Let's see if we can replicate the ideas above. Is the sentence "The sun is out today!" indeed classifiably happy?

To do so, we use the defined interface of our classifier, which takes (at least) the following arguments: a sentence, a list of labels.

Perhaps it's easier to just look at an example!

In [11]:
c('The sun is out today :)', ['Happy'])

{'sequence': 'The sun is out today :)',
 'labels': ['Happy'],
 'scores': [0.9907214641571045]}

Great result! It looks like our sentence is indeed very happy. With a score of almost 96%, it doesn't get much happier than that.

Challenge: Can you find a way to modify the sentence such that it is even happier?

In [12]:
# Modify the sentence to something even happier
c('The sun is out today.', ['Happy'])

{'sequence': 'The sun is out today.',
 'labels': ['Happy'],
 'scores': [0.958601176738739]}

And how about our "unhappy" sentence, will it indeed agree?

In [13]:
c('It is raining outside..', ['Happy'])

{'sequence': 'It is raining outside..',
 'labels': ['Happy'],
 'scores': [0.00019142446399200708]}

Nobody likes rain..

# Multiple labels

If that's not a happy sentence, then perhaps we can conclude it's a sad one? Does our model agree?

We can ask it to make a choice between several available labels.

In [14]:
c('It is raining outside..', ['Happy', 'Sad'])

{'sequence': 'It is raining outside..',
 'labels': ['Sad', 'Happy'],
 'scores': [0.9559348821640015, 0.04406508430838585]}

The mathematics of the model work out slightly differently to before for multi-labeling, but the conclusion remains the same, it certainly considers the sentence to be much more sad than happy.

What about other labels, like wet, dry, high, low and colorful or gray?

c('It is raining outside..', ['Happy', 'Sad', 'Wet', 'Dry', 'High', 'Low', 'Colorful', 'Gray'])

Hard question, but a clear and agreeable answer, it's more Wet than any other of those labels. But isn't rain both wet and sad?

To answer that question we can ask the model to assign a probability per label, rather than forcing it to make a choice. Note that in the above result, all label probabilities add up to 100%.

In [15]:
c('It is raining outside..', ['Happy', 'Sad', 'Wet', 'Dry', 'High', 'Low', 'Colorful', 'Gray'], multi_label=True)

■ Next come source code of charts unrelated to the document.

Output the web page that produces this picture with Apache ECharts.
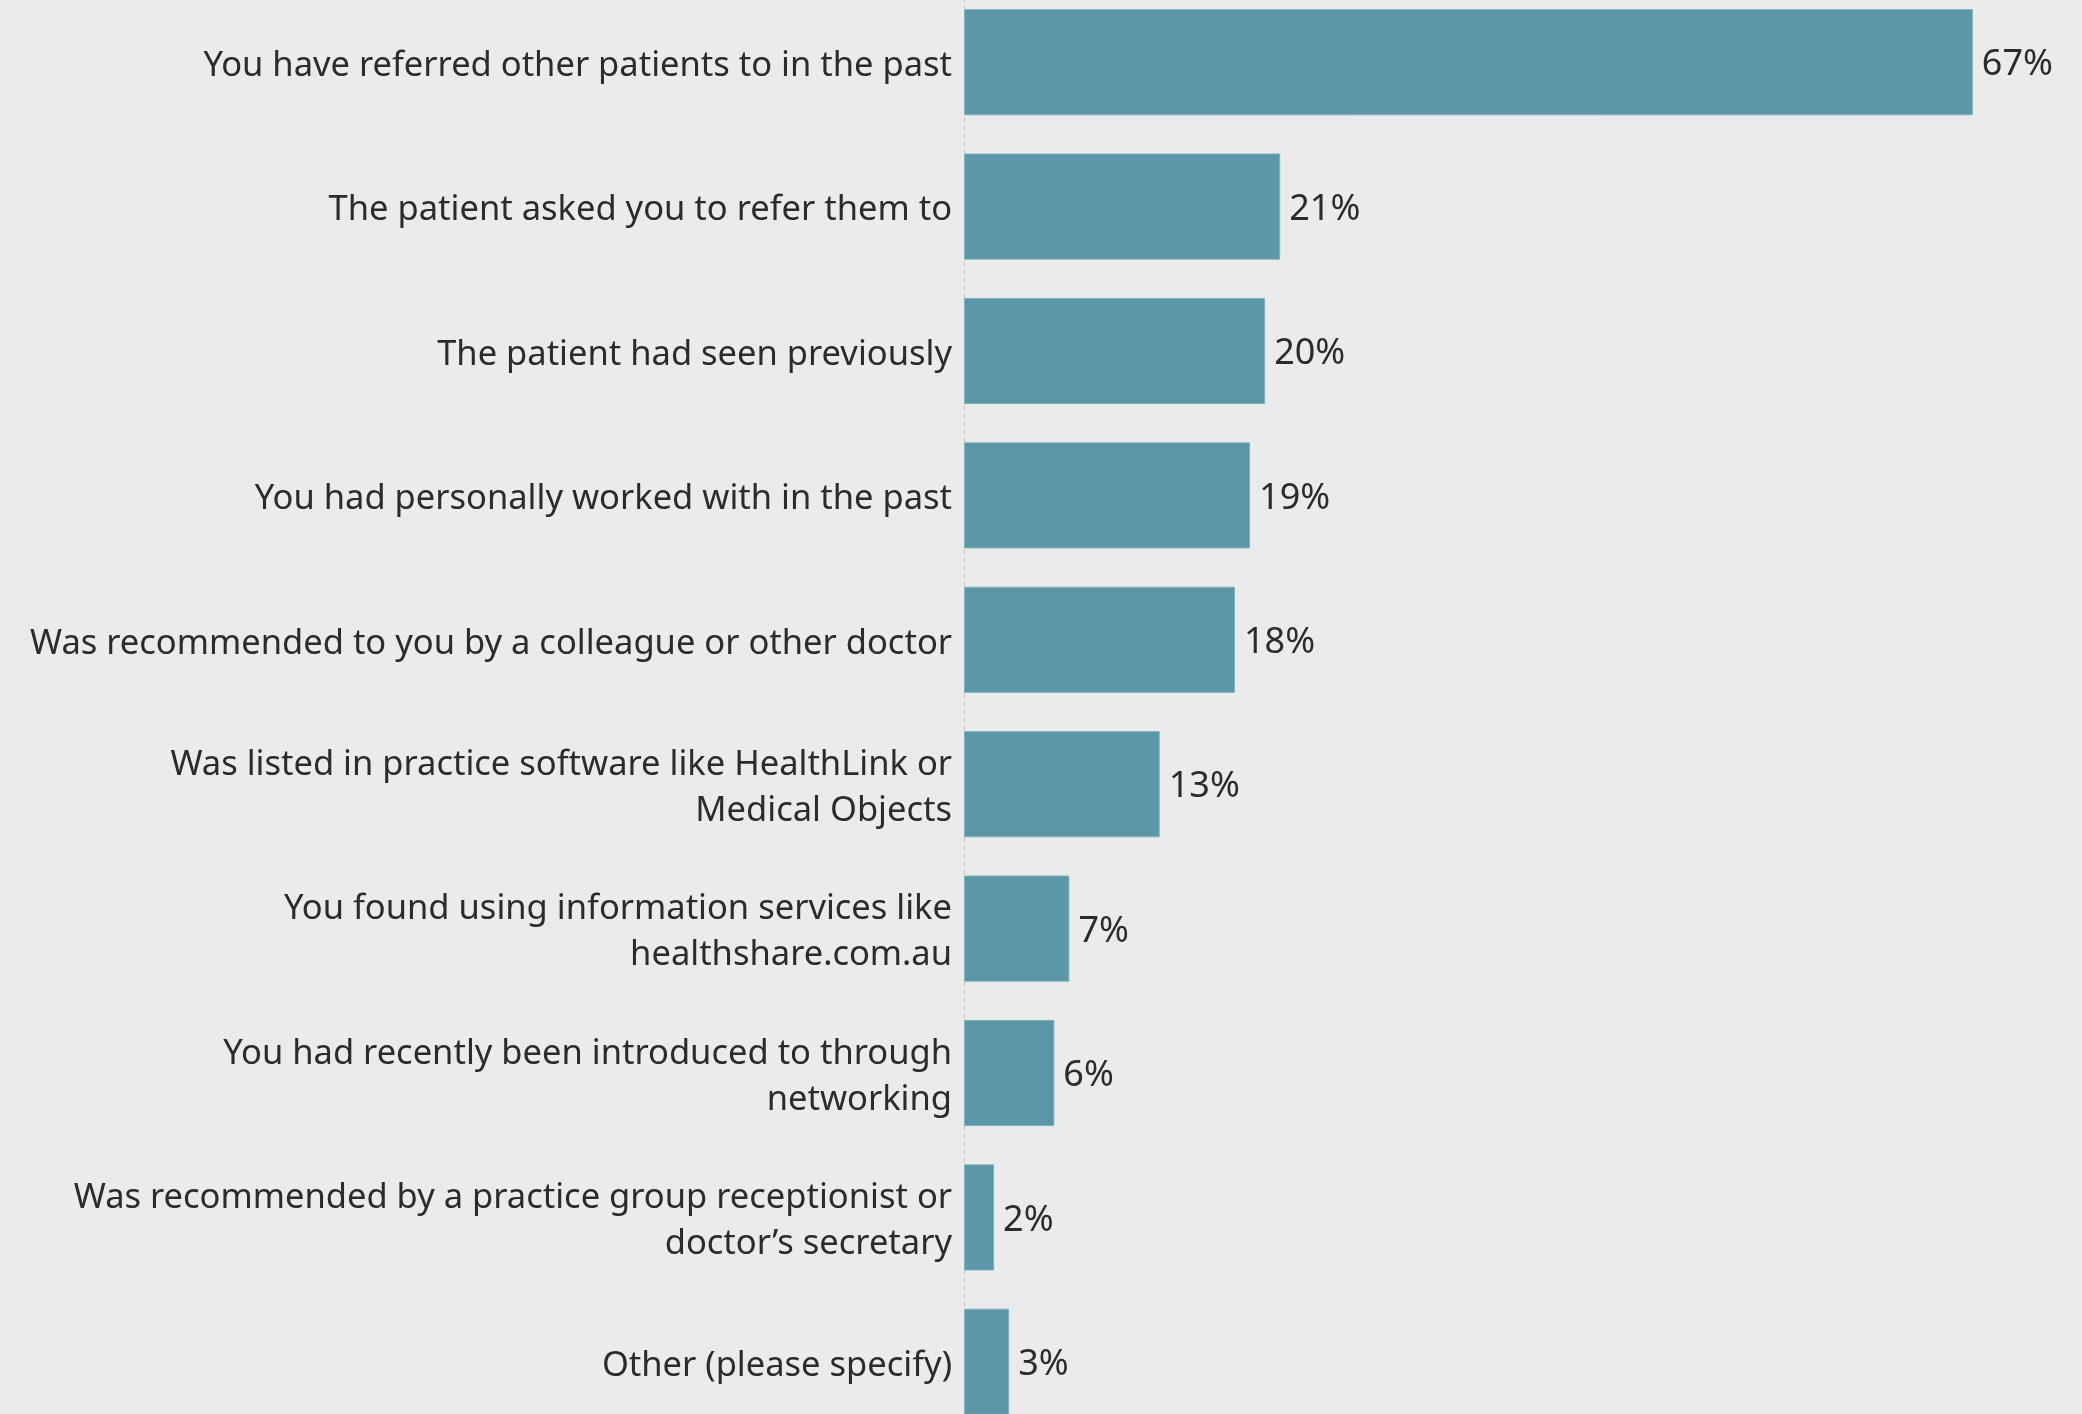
<!DOCTYPE html>
<html>
<head>
<meta charset="utf-8">
<style>
  html, body { margin: 0; padding: 0; background: #ebebeb; overflow: hidden; }
  /* Canvas runs a little past the top and bottom so the outer bars are cropped at the edges */
  #chart { width: 2082px; height: 1454px; margin-top: -10px; }
</style>
<script src="https://cdn.jsdelivr.net/npm/echarts@6/dist/echarts.min.js"></script>
</head>
<body>
<div id="chart"></div>
<script>
// Reasons for choosing a specialist, share of respondents (%)
const categories = [
  'You have referred other patients to in the past',
  'The patient asked you to refer them to',
  'The patient had seen previously',
  'You had personally worked with in the past',
  'Was recommended to you by a colleague or other doctor',
  'Was listed in practice software like HealthLink or\nMedical Objects',
  'You found using information services like\nhealthshare.com.au',
  'You had recently been introduced to through\nnetworking',
  'Was recommended by a practice group receptionist or\ndoctor\u2019s secretary',
  'Other (please specify)'
];
const values = [67, 21, 20, 19, 18, 13, 7, 6, 2, 3];

const chart = echarts.init(document.getElementById('chart'), null, { renderer: 'canvas' });
const fontFamily = '"Noto Sans", "Open Sans", sans-serif';

chart.setOption({
  backgroundColor: '#ebebeb',
  animation: false,
  grid: { left: 964, right: 64, top: 0, height: 1444, containLabel: false },
  xAxis: {
    type: 'value',
    min: 0,
    max: 70,
    show: false
  },
  yAxis: {
    type: 'category',
    inverse: true,
    data: categories,
    axisLine: { show: true, lineStyle: { color: '#c8c8c8', type: [4, 4], width: 1 } },
    axisTick: { show: false },
    axisLabel: {
      align: 'right',
      margin: 12,
      // each line is a rich token so the text sits slightly below the band centre
      formatter: v => v.split('\n').map(s => '{a|' + s + '}').join('\n'),
      rich: {
        a: {
          color: '#2b2b2b',
          fontFamily: fontFamily,
          fontSize: 34.5,
          lineHeight: 46,
          padding: [8, 0, 0, 0],
          align: 'right'
        }
      }
    }
  },
  series: [{
    type: 'bar',
    data: values,
    barCategoryGap: '26.5%',
    itemStyle: { color: '#5b97a7', borderColor: '#7fb0bd', borderWidth: 1 },
    label: {
      show: true,
      position: 'right',
      distance: 9,
      offset: [0, 3],
      formatter: '{c}%',
      color: '#2b2b2b',
      fontFamily: fontFamily,
      fontSize: 36
    }
  }]
});
</script>
</body>
</html>
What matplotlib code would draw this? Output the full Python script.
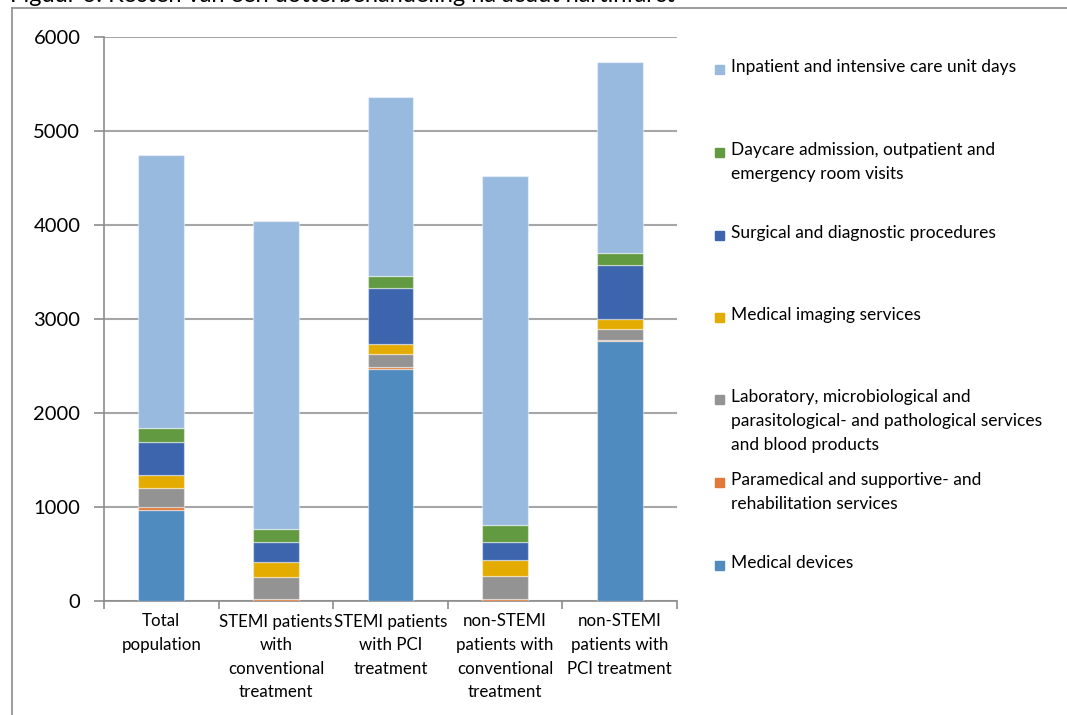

{'sequence': 'It is raining outside..',
 'labels': ['Wet', 'Sad', 'Low', 'Gray', 'High', 'Colorful', 'Dry', 'Happy'],
 'scores': [0.9990817308425903,
  0.8136840462684631,
  0.7355218529701233,
  0.41334474086761475,
  0.03862270340323448,
  0.001768096350133419,
  0.0003273721958976239,
  0.00019142446399200708]}

This makes sense!

# Edge cases

Negatiation. Surely, if rain is bad, then the opposite should be good?

In [16]:
c('It is not raining outside..', ['Happy', 'Sad'])

{'sequence': 'It is not raining outside..',
 'labels': ['Happy', 'Sad'],
 'scores': [0.8534077405929565, 0.14659228920936584]}

It depends on the context though, and the model can handle that pretty well too.

In [9]:
c('After the drought it is finally raining outside..', ['Happy', 'Sad'])

{'sequence': 'After the drought it is finally raining outside..',
 'labels': ['Happy', 'Sad'],
 'scores': [0.7387931942939758, 0.2612067759037018]}

# Multiple sentences/strings

We can also ask the model to classify multiple senteces in one go. That might be useful when you use this model for your trading strategy later.

In [10]:
c(['The sun is out today.', 'It is raining outside..'], ['Happy', 'Sad'])

[{'sequence': 'The sun is out today.',
  'labels': ['Happy', 'Sad'],
  'scores': [0.9836673140525818, 0.016332656145095825]},
 {'sequence': 'It is raining outside..',
  'labels': ['Sad', 'Happy'],
  'scores': [0.9559348821640015, 0.04406508430838585]}]

# Free-form exploration

Below, try a few different examples, different labels, sentence structures, and so on, to get a feel for that the model can and can't handle very well.

In [None]:
c('Your sentence here', ['Your', 'labels', 'here'])